Watson’s experience with medical billing, dealing with insurance claims and her general cheery disposition were just what Dr. Evans needed to complete her staff.

“When you meet her, you can’t help but like her,” Dr. Evans says with a smile. “She’s the perfect person to help our new patients get comfortable with us and our office. She’s great.”

In November, Dr. Evans opened Lawrence Pediatrics to the public.
In true start-up fashion, the top priority has been getting “clients”
into the building. Traffic has been steadily building thanks to
word-of-mouth and minor social media advertising.

“It’s scary,” Dr. Evans says. “The day we opened we didn’t have a
single patient file. But, that’s the risk. I’m confident in our ability to
provide top-notch care for families and, so far, word-of-mouth has
supported that. Many people have expressed how happy they are
to have more choices for pediatric care, and we’re happy to help.”
As business grows, Dr. Evans isn’t content to stay put.

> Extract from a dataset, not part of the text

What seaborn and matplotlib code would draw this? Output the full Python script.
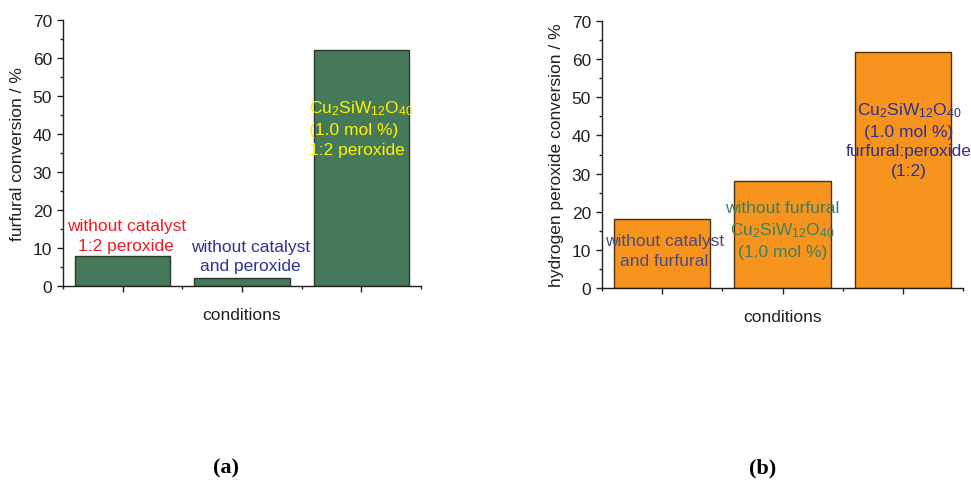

“I have 5-year and 10-year plans,” she says. “When we establish
ourselves as an excellent choice for pediatric care, there’s no reason
we can’t expand, within reason.”

Dr. Evans smiles when she speaks about her past, her current adventure
and the future possibilities. The idea of growing a new
business is exciting, but that’s not what makes her smile the most.
“Being able to see children grow is exciting,” she says as she flashes
her big smile. “Being a part of helping families through the bad
and the good times is such a great part of life.”